An estimated 38 potholes which had been repaired have been washed away by the season’s first few showers and Rs 14 crore has been allocated by the civic body for filling up potholes this year.
The cold mix technology to fill potholes had been introduced by the civic body in 2012 to replace the conventional hot mix technology, which could not prevent filled potholes from being washed away by rain.
Of the 1,344 potholes reported, the civic body has managed to fill 938 potholes.
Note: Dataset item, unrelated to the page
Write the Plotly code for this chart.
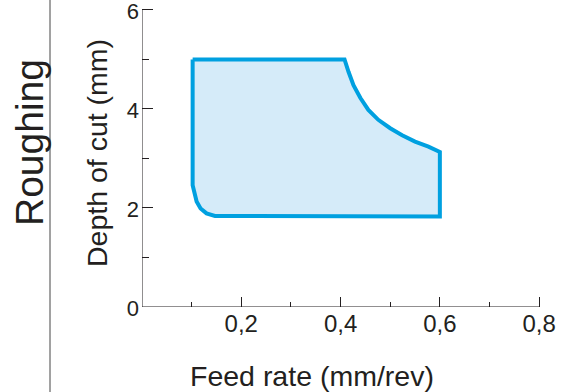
import plotly.graph_objects as go

# Boundary of the roughing application area
feed_rate = [0.102, 0.408, 0.416, 0.426, 0.440, 0.456, 0.476, 0.500, 0.524,
             0.550, 0.577, 0.600, 0.600, 0.171, 0.147, 0.130, 0.118, 0.110,
             0.105, 0.102, 0.102]
depth_of_cut = [5.00, 5.00, 4.75, 4.48, 4.22, 3.98, 3.78, 3.61, 3.47,
                3.34, 3.24, 3.13, 1.83, 1.83, 1.84, 1.89, 1.99, 2.13,
                2.30, 2.46, 5.00]

x_max, y_max = 0.8, 6
x_tick_vals = [0.2, 0.4, 0.6, 0.8]
x_tick_text = ["0,2", "0,4", "0,6", "0,8"]
x_minor_vals = [0.1, 0.3, 0.5, 0.7]
y_tick_vals = [0, 2, 4, 6]
y_tick_text = ["0", "2", "4", "6"]
y_minor_vals = [1, 3, 5]

FONT = "Liberation Sans, Arial, sans-serif"
TXT = "#231f20"
LINE = "#00a0e0"
FILL = "#d5ebf9"

L, R, T, B = 142, 4, 0, 85
W, H = 563, 392
PW, PH = W - L - R, H - T - B


def px(xp):
    return (xp - L) / PW


def py(yp):
    return (H - B - yp) / PH


fig = go.Figure()
fig.add_trace(go.Scatter(
    x=feed_rate, y=depth_of_cut, mode="lines", fill="toself",
    fillcolor=FILL, line=dict(color=LINE, width=4), hoverinfo="skip",
    showlegend=False,
))

fig.update_layout(
    width=W, height=H,
    margin=dict(l=L, r=R, t=T, b=B, autoexpand=False),
    paper_bgcolor="white", plot_bgcolor="white",
    font=dict(family=FONT, color=TXT),
    xaxis=dict(
        range=[0, 0.84], showgrid=False, zeroline=False, showline=False,
        tickvals=x_tick_vals, ticktext=x_tick_text,
        ticks="inside", ticklen=10, tickcolor=TXT, tickwidth=1,
        tickfont=dict(size=24, color=TXT, family=FONT),
        ticklabelstandoff=0, automargin=False, ticklabeloverflow="allow",
        minor=dict(tickvals=x_minor_vals, ticks="inside",
                   ticklen=5, tickcolor=TXT, tickwidth=1),
    ),
    yaxis=dict(
        range=[0, 6.2], showgrid=False, zeroline=False, showline=False,
        tickvals=y_tick_vals, ticktext=y_tick_text,
        ticks="inside", ticklen=11, tickcolor=TXT, tickwidth=1,
        tickfont=dict(size=22, color=TXT, family=FONT),
        ticklabelstandoff=2, ticklabelshift=1,
        automargin=False, ticklabeloverflow="allow",
        minor=dict(tickvals=y_minor_vals, ticks="inside",
                   ticklen=7, tickcolor=TXT, tickwidth=1),
    ),
)

# Axis lines, ending at the last tick
fig.add_shape(type="line", xref="x", yref="y", x0=0, x1=x_max, y0=0, y1=0,
              line=dict(color=TXT, width=1))
fig.add_shape(type="line", xref="x", yref="y", x0=0, x1=0, y0=0, y1=y_max,
              line=dict(color=TXT, width=1))

# Axis titles
fig.add_annotation(text="Feed rate (mm/rev)", xref="paper", yref="paper",
                   x=px(312), y=py(376),
                   xanchor="center", yanchor="middle", showarrow=False,
                   font=dict(size=28.5, color=TXT, family=FONT))
fig.add_annotation(text="Depth of cut (mm)", xref="paper", yref="paper",
                   x=px(97), y=py(153), textangle=-90,
                   xanchor="center", yanchor="middle", showarrow=False,
                   font=dict(size=28.5, color=TXT, family=FONT))
# Row label
fig.add_annotation(text="Roughing", xref="paper", yref="paper",
                   x=px(29), y=py(143), textangle=-90,
                   xanchor="center", yanchor="middle", showarrow=False,
                   font=dict(size=39, color=TXT, family=FONT))
fig.add_shape(type="line", xref="paper", yref="paper",
              x0=px(50), x1=px(50), y0=py(-5), y1=py(400),
              line=dict(color="#444444", width=1))

fig.write_html("out.html", config={"displayModeBar": False},
               post_script="document.body.style.margin='0';"
                           "document.body.style.padding='0';")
However, the quality of the material is under question.
Prior to 2012, the Brihanmumbai Municipal Corporation (BMC) used to fill potholes using hot asphalt with stone chips, which constituted the hot mix.
The cold mix technology was supposed to be quicker and resistant to wear and tear for a longer period of time.
However, even the newer technology, which is more expensive than the one involving the hot mix, could not prevent filled potholes from being washed away.
Following several complaints and after conducting a review of city roads on Monday, Mehta has now ordered the material used in the technology to be sent for lab tests and ordered that reports from the tests be submitted at the earliest.
“The cold mix is 10% coal tar and 90% stone chips; it is the coal tar that binds the material together. If there is any variation in the proportion of the mix, the filled potholes are likely to be washed away with the rain. I have ordered tests on the samples,” said Mehta.
Last year too, after receiving complaints of a similar nature, the BMC had sent 25 cold mix samples collected across the city for lab tests and had found 25% of the samples to be sub-standard and also fined four contractors.